Playbill.com: You've used several directors over the past 20 years — David Leveaux, Jack O'Brien, Trevor Nunn. Do you use different directors for different sorts of plays?
TS: It's very hard to answer that. I'm not sure what makes a good fit between a director and a play. You work with certain people, you have certain kinds of experiences, and there comes a time when you'd like to repeat it. I haven't worked with Trevor all that much. I just think he's a very great director and I hadn't worked with him since Arcadia and I thought, "I'd like to work with Trevor again." I had a wonderful time with David Leveaux twice and I'd like to work with him again. But I'm not saying it's any particular kind of plays that fits the case.

Playbill.com: Once you've written a play — for instance, The Coast of Utopia — do you retain an interest in the play's subject matter after the play is finished? Do you, say, still read about 19th-century Russian intellectuals?
TS: Up to a point. Of course, there's a kind of carryover that lasts quite a long time. But, I think it lasts until the moment you get interested in your next play. And then you become quite fickle about your former love.

Playbill.com: Your plays are often set in past time periods. Is that more attractive to you than writing something that is set in the present day?
TS: No. It's the kind of thing that doesn't even cross my mind. I'm just grateful for anything that interests me. There's nothing special about writing in the historical past. I don't think it changes the way you write. There's certain kinds of voices that I like writing for. The Invention of Love was about the poet A.E. Houseman and I loved writing for his cadences.

Playbill.com: You have a great body of work at this point. Do you have a play or two that you feel is somehow neglected?
TS: No, I don't think I can say that. I was talking about that only today. I mentioned the play Indian Ink, only because it's been done in different cities in America, but not in New York. But I don't consider that to be evidence of neglect. [Note: Indian Ink was actually given a small, Off-Broadway production in 2003 by the company Alter Ego Productions.]

Playbill.com: Do you ever think of writing a memoir?
TS: No, I haven't. I've never written one. And it's not something I think about. I don't keep a journal or diary, so it would be a pretty defective memoir. I imagine it would quite an enjoyable thing to do, but I never have the time to do it. Maybe that's the last thing you do.

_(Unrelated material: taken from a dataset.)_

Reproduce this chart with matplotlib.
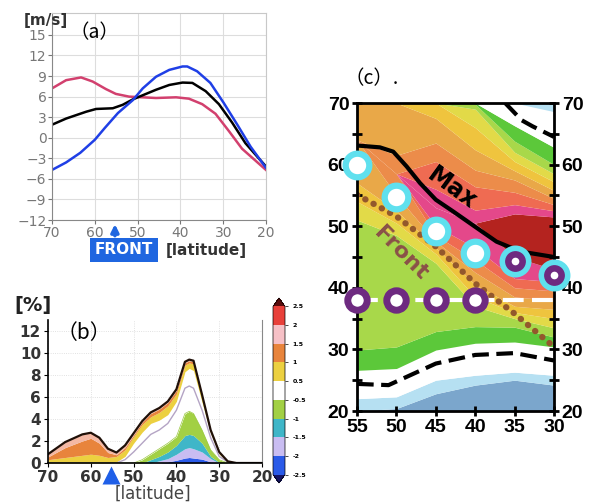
import numpy as np
import matplotlib
matplotlib.use("Agg")
import matplotlib as mpl
import matplotlib.pyplot as plt
from matplotlib.colors import ListedColormap, BoundaryNorm

# ---------------- data ----------------
# (a) wind profiles [m/s] vs latitude
lat_black = [70, 66.7, 62, 59.7, 55.8, 53.5, 51.1, 48.8, 45.7, 42.6, 39.5, 37.2, 34.1, 31, 27.9, 24.8, 20]
u_black = [1.9, 2.8, 3.8, 4.2, 4.3, 4.8, 5.6, 6.2, 7.0, 7.7, 8.05, 8.0, 6.8, 4.9, 2.2, -0.8, -4.2]
lat_blue = [70, 66.7, 63.4, 60, 57.7, 54.6, 51.1, 48.8, 45.7, 42.6, 39.5, 38.4, 36.1, 33, 29.9, 26.7, 23.6, 20]
u_blue = [-4.7, -3.6, -2.2, -0.3, 1.4, 3.6, 5.5, 7.2, 8.9, 9.9, 10.4, 10.4, 9.7, 8.0, 5.1, 1.9, -1.3, -4.4]
lat_red = [70, 66.7, 63.2, 60.5, 57.4, 55.1, 52, 48.8, 45.7, 41, 38, 34.9, 31.8, 28.7, 25.6, 20]
u_red = [7.2, 8.4, 8.8, 8.2, 7.1, 6.4, 6.0, 5.9, 5.8, 5.9, 5.7, 4.9, 3.5, 1.0, -1.6, -4.7]
front_lat = 55.3

# (b) stacked frequency [%] (cumulative tops of each colour class)
lat_b = [70, 66, 62, 60, 58, 56, 54, 52, 50, 48, 46, 44, 42, 40, 38, 37, 36, 34, 32, 30, 28, 26, 20]
top_blue = [0, 0, 0, 0, 0, 0, 0, 0, 0, 0, 0, 0, 0.1, 0.25, 0.45, 0.5, 0.45, 0.35, 0.1, 0, 0, 0, 0]
top_lav = [0, 0, 0, 0, 0, 0, 0, 0, 0, 0, 0, 0.2, 0.4, 0.8, 1.3, 1.4, 1.3, 1.0, 0.4, 0, 0, 0, 0]
top_teal = [0, 0, 0, 0, 0, 0, 0, 0, 0, 0, 0.3, 0.6, 1.0, 1.6, 2.5, 2.6, 2.5, 1.8, 0.6, 0.05, 0, 0, 0]
top_green = [0, 0, 0, 0, 0, 0, 0, 0, 0, 0.3, 0.8, 1.3, 1.8, 2.4, 4.5, 4.7, 4.5, 3.0, 1.2, 0.3, 0, 0, 0]
top_white1 = [0, 0, 0, 0, 0, 0, 0, 0.3, 1.0, 1.8, 2.6, 3.0, 3.6, 4.8, 6.8, 7.0, 6.8, 4.8, 2.3, 0.6, 0.1, 0, 0]
top_white2 = [0, 0, 0, 0, 0, 0, 0.1, 0.6, 1.8, 2.8, 3.6, 3.9, 4.4, 5.6, 8.3, 8.6, 8.4, 5.5, 2.7, 0.8, 0.1, 0, 0]
top_yellow = [0.3, 0.5, 0.7, 0.8, 0.7, 0.5, 0.6, 1.2, 2.4, 3.5, 4.2, 4.6, 5.2, 6.3, 8.9, 9.1, 9.0, 6.0, 2.9, 0.95, 0.12, 0, 0]
top_orange = [0.55, 1.4, 2.0, 2.25, 1.8, 0.95, 0.75, 1.4, 2.55, 3.7, 4.5, 4.9, 5.5, 6.6, 9.1, 9.3, 9.2, 6.15, 2.95, 1.0, 0.15, 0, 0]
top_total = [0.8, 1.9, 2.6, 2.75, 2.3, 1.3, 0.95, 1.6, 2.7, 3.8, 4.6, 5.0, 5.6, 6.7, 9.2, 9.4, 9.3, 6.2, 3.0, 1.0, 0.15, 0, 0]
cb_bounds = [-2.5, -2, -1.5, -1, -0.5, 0.5, 1, 1.5, 2, 2.5]
cb_labels = ["-2.5", "-2", "-1.5", "-1", "-0.5", "0.5", "1", "1.5", "2", "2.5"]

# (c) lon-lat section, latitude of each colour boundary at each longitude
lon_c = [55, 50, 45, 40, 35, 30]
# ascending classes (from 20N upward)
b_steel = [20.0, 20.4, 22.8, 24.2, 25.0, 24.2]
b_lblue = [22.0, 22.3, 25.0, 25.8, 26.3, 25.8]
b_white = [26.6, 26.9, 29.9, 31.0, 31.2, 30.4]
b_dgreen = [29.9, 30.4, 32.9, 33.7, 33.6, 32.0]
b_lgreen = [51.0, 48.5, 44.0, 37.0, 35.0, 33.5]
b_yellow = [54.0, 50.5, 45.5, 38.5, 36.0, 35.0]
b_golden = [57.0, 52.5, 46.5, 40.5, 37.0, 36.5]
b_lorange = [64.0, 55.0, 47.5, 42.5, 38.5, 38.0]
b_orange = [64.0, 58.5, 48.5, 44.5, 40.0, 39.5]
b_salmon = [64.0, 58.5, 50.0, 46.5, 41.5, 41.0]
b_pink = [64.0, 58.5, 53.0, 50.5, 45.0, 43.0]
b_dred = [64.0, 58.5, 53.0, 50.5, 52.0, 51.5]
# descending classes (above the maximum)
d_pink = [64.0, 58.5, 56.0, 52.6, 53.5, 52.5]
d_salmon = [64.0, 58.5, 60.5, 56.4, 55.5, 53.5]
d_orange = [64.0, 61.5, 63.5, 59.1, 57.5, 54.5]
d_lorange = [70.0, 70.0, 67.5, 62.4, 59.0, 55.8]
d_golden = [70.0, 70.0, 70.0, 66.0, 60.5, 57.2]
d_yellow = [70.0, 70.0, 70.0, 69.0, 62.0, 58.5]
d_lgreen = [70.0, 70.0, 70.0, 69.8, 63.8, 60.0]
d_dgreen = [70.0, 70.0, 70.0, 70.0, 66.3, 62.8]
d_white = [70.0, 70.0, 70.0, 70.0, 70.0, 68.6]
d_lblue = [70.0, 70.0, 70.0, 70.0, 70.0, 70.0]

max_lon = [55, 52.1, 50.4, 48.7, 47, 45, 42.8, 40, 37.3, 34.3, 30]
max_lat = [63.1, 62.8, 62.1, 59.7, 57.0, 54.3, 52.4, 49.9, 47.5, 45.9, 45.0]
front_lon = [55, 50, 45, 40, 35, 30]
front_lat_c = [55.1, 51.6, 46.7, 40.7, 35.8, 30.4]
dash_lo_lon = [55, 51, 45, 40, 35, 30]
dash_lo_lat = [24.4, 24.2, 27.7, 29.1, 29.4, 28.2]
dash_hi_lon = [36.2, 34.1, 32.7, 30]
dash_hi_lat = [70, 67.2, 66.2, 64.5]
cyan_lon = [55, 50, 45, 40]
cyan_lat = [60, 54.8, 49.3, 45.7]
both_lon = [35, 30]
both_lat = [44.3, 42.1]
purple_lon = [55, 50, 45, 40]
purple_lat = [38, 38, 38, 38]

# ---------------- figure ----------------
fig = plt.figure(figsize=(6, 5.04), dpi=100)
W, H = 600, 504


def box(l, t, r, b):
    return [l / W, 1 - b / H, (r - l) / W, (b - t) / H]


# ===== (a) =====
ax = fig.add_axes(box(52, 13, 266, 220))
ax.plot(lat_red, u_red, color="#d2406e", lw=1.8)
ax.plot(lat_black, u_black, color="black", lw=1.8)
ax.plot(lat_blue, u_blue, color="#1f3fe6", lw=1.8)
ax.set_xlim(70, 20)
ax.set_ylim(-12, 18.2)
ax.set_xticks([70, 60, 50, 40, 30, 20])
ax.set_yticks(range(-12, 16, 3))
ax.grid(color="#dddddd", lw=0.8)
ax.set_axisbelow(True)
for s in ["top", "right"]:
    ax.spines[s].set_color("#c8c8c8")
for s in ["left", "bottom"]:
    ax.spines[s].set_color("#888888")
ax.tick_params(colors="#777777", labelcolor="#777777", labelsize=10, length=3,
               pad=1)
fig.text(46 / W, 1 - 20 / H, "[m/s]", ha="center", va="center", fontsize=11,
         fontweight="bold", color="#333333")
fig.text(94 / W, 1 - 33 / H, "（a）", ha="center", va="center", fontsize=14,
         family=["Noto Sans CJK JP", "DejaVu Sans"])
fig.text(124 / W, 1 - 250 / H, "FRONT", ha="center", va="center", fontsize=11,
         fontweight="bold", color="white",
         bbox=dict(boxstyle="square,pad=0.3", fc="#1f66e0", ec="none"))
ax.annotate("", xy=(front_lat, -12.2), xytext=(front_lat, -14.7),
            arrowprops=dict(arrowstyle="-|>", color="#1f66e0", lw=2.5,
                            mutation_scale=11), annotation_clip=False)
fig.text(206 / W, 1 - 250 / H, "[latitude]", ha="center", va="center",
         fontsize=11, fontweight="bold", color="#333333")

# ===== (b) =====
bx = fig.add_axes(box(48, 320, 262, 463))
layers = [np.zeros(len(lat_b)), top_blue, top_lav, top_teal, top_green,
          top_white1, top_white2, top_yellow, top_orange, top_total]
layer_cols = ["#2a5ae8", "#c9bdf2", "#3fb6c8", "#a2d044", "white", "white",
              "#ecd040", "#e8843c", "#f4b8a4"]
for i, c in enumerate(layer_cols):
    bx.fill_between(lat_b, layers[i], layers[i + 1], color=c, lw=0)
bx.plot(lat_b, top_white1, color="#b4a4c4", lw=1.0)
bx.plot(lat_b, top_green, color="#9ac840", lw=0.5)
bx.plot(lat_b, top_total, color="#201008", lw=1.6)
bx.set_xlim(70, 20)
bx.set_ylim(0, 13)
bx.set_xticks([70, 60, 50, 40, 30, 20])
bx.set_yticks(range(0, 13, 2))
bx.grid(color="#d8d8d8", lw=0.6, ls=":")
bx.set_axisbelow(True)
bx.spines["top"].set_visible(False)
bx.spines["right"].set_color("#888888")
bx.spines["left"].set_linewidth(1.2)
bx.spines["bottom"].set_linewidth(1.2)
bx.tick_params(labelsize=11, length=3, labelcolor="#333333", pad=2)
for t in bx.get_xticklabels() + bx.get_yticklabels():
    t.set_fontweight("bold")
bx.plot([front_lat], [-1.1], marker="^", ms=13, color="#1f5fe8", mec="none",
        clip_on=False)
fig.text(33 / W, 1 - 305 / H, "[%]", ha="center", va="center", fontsize=14,
         fontweight="bold", color="#222222")
fig.text(84 / W, 1 - 333 / H, "（b）", ha="center", va="center", fontsize=15,
         family=["Noto Sans CJK JP", "DejaVu Sans"])
fig.text(153 / W, 1 - 494 / H, "[latitude]", ha="center", va="center",
         fontsize=12, color="#444444")

cax = fig.add_axes(box(273, 298, 285, 483))
cmap = ListedColormap(["#2a5ae8", "#c9bdf2", "#3fb6c8", "#a2d044", "white",
                       "#ecd040", "#e8843c", "#f6c0c6", "#e8403a"])
cmap.set_under("#141466")
cmap.set_over("#5a0c0c")
norm = BoundaryNorm(cb_bounds, cmap.N)
cb = fig.colorbar(mpl.cm.ScalarMappable(norm=norm, cmap=cmap), cax=cax,
                  extend="both", ticks=cb_bounds)
cb.set_ticklabels(cb_labels)
cb.ax.tick_params(labelsize=4.5, length=2, width=0.5)
cb.outline.set_linewidth(0.5)
for t in cb.ax.get_yticklabels():
    t.set_fontweight("bold")

# ===== (c) =====
cx = fig.add_axes(box(357, 103, 554, 411))
col = dict(steel="#7ba6cc", lblue="#b6e0f2", white="#ffffff", dgreen="#5cc83a",
           lgreen="#a8d84a", yellow="#e2da48", golden="#efc43e",
           lorange="#e9a848", orange="#ec8c4a", salmon="#ef6b52",
           pink="#e4488a", dred="#b4231f")
bounds = [[20] * 6, b_steel, b_lblue, b_white, b_dgreen, b_lgreen, b_yellow,
          b_golden, b_lorange, b_orange, b_salmon, b_pink, b_dred,
          d_pink, d_salmon, d_orange, d_lorange, d_golden, d_yellow,
          d_lgreen, d_dgreen, d_white, d_lblue]
band_cols = ["steel", "lblue", "white", "dgreen", "lgreen", "yellow", "golden",
             "lorange", "orange", "salmon", "pink", "dred", "pink", "salmon",
             "orange", "lorange", "golden", "yellow", "lgreen", "dgreen",
             "white", "lblue"]
for i, c in enumerate(band_cols):
    lo = np.array(bounds[i], dtype=float)
    hi = np.array(bounds[i + 1], dtype=float)
    cx.fill_between(lon_c, lo, hi, where=None, color=col[c], lw=0)

cx.plot(max_lon, max_lat, color="black", lw=3)
cx.plot(front_lon, front_lat_c, color="#93582c", lw=4.5,
        ls=(0, (0.05, 1.45)), dash_capstyle="round")
cx.plot(dash_lo_lon, dash_lo_lat, color="black", lw=3, ls=(0, (4, 1.8)))
cx.plot(dash_hi_lon, dash_hi_lat, color="black", lw=3, ls=(0, (4, 1.8)))
cx.plot([55, 30], [38, 38], color="white", lw=3, ls=(0, (5, 2)))
cx.plot(cyan_lon, cyan_lat, ls="none", marker="o", ms=17, mfc="white",
        mec="#5fe0ee", mew=4.5, clip_on=False, zorder=5)
cx.plot(both_lon, both_lat, ls="none", marker="o", ms=19, mfc="#6e2a80",
        mec="#5fe0ee", mew=4, clip_on=False, zorder=5)
cx.plot(both_lon, both_lat, ls="none", marker="o", ms=5.5, mfc="white",
        mec="none", clip_on=False, zorder=6)
cx.plot(purple_lon, purple_lat, ls="none", marker="o", ms=14, mfc="white",
        mec="#6e2a80", mew=5, clip_on=False, zorder=5)
cx.text(42.9, 56.2, "Max", rotation=-36, ha="center", va="center",
        fontsize=17, fontweight="heavy", color="black")
cx.text(49.4, 45.6, "Front", rotation=-45, ha="center", va="center",
        fontsize=16, fontweight="heavy", color="#8a5048")

cx.set_xlim(55, 30)
cx.set_ylim(20, 70)
tick_font = dict(fontsize=14, fontweight="bold", family="Liberation Sans")
cx.set_xticks(lon_c, [str(v) for v in lon_c], **tick_font)
cx.set_yticks([20, 30, 40, 50, 60, 70], ["20", "30", "40", "50", "60", "70"],
              **tick_font)
cx.set_yticks([25, 35, 45, 55, 65], minor=True)
cx.tick_params(which="both", direction="inout", length=7, width=2,
               right=True, labelright=True, pad=2)
for s in cx.spines.values():
    s.set_linewidth(2)
fig.text(372 / W, 1 - 79 / H, "（c）.", ha="center", va="center", fontsize=14,
         family=["Noto Sans CJK JP", "DejaVu Sans"])

fig.savefig("out.png", dpi=100)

Playbill.com: Is there anything else you're working on at this time besides the Chekhov adaptation?
TS: Well, I only do one thing at a time. And that's the job I've got on at the moment, and I haven't got a job to go to beyond it. I hope I'll think of a play to write. It's now 2008. It's been three years since I was actually writing Rock 'n' Roll.

Playbill.com: That surprises me. I have this picture in my head of you continually writing. You've produced so much work.
TS: Yes, but it's been produced over many years.

Playbill.com: True. And you'd have pretty consistent success throughout it all. It's really quite a remarkable career where playwriting is concerned, especially these days. Do you feel fortunate?
TS: I do. I do.

Playbill.com: You even have this place in New York, Lincoln Center Theater, where you can almost always be assured of seeing your plays produced.
TS: I think that's true. I've got a very close friendship with Lincoln Center [Theater]. It's a place where I feel I could bring them anything. Actually, I've even got a kind of — it's not exactly a commission. [LCT executive producer] Bernie Gersten one day will be retiring, no doubt, and there's an idea that I'm trying to find a play to write to mark the occasion for him, because I'm very fond of him.

Playbill.com: You mean a full-length play?
TS: It's a suggestion that Lincoln Center might commission a play. I've thought from time to time that something I haven't done, which I'd like to do, is write an American play. A play set in America about Americans.

Playbill.com: That would debut in America.
TS: That would debut in America. It was a thought in my mind. So the board [of Lincoln Center Theater] suggested that they should commission this to honor Bernard. So I'm very enthusiastically going along with this idea, though all it lacks at the moment is a subject. (Laughs).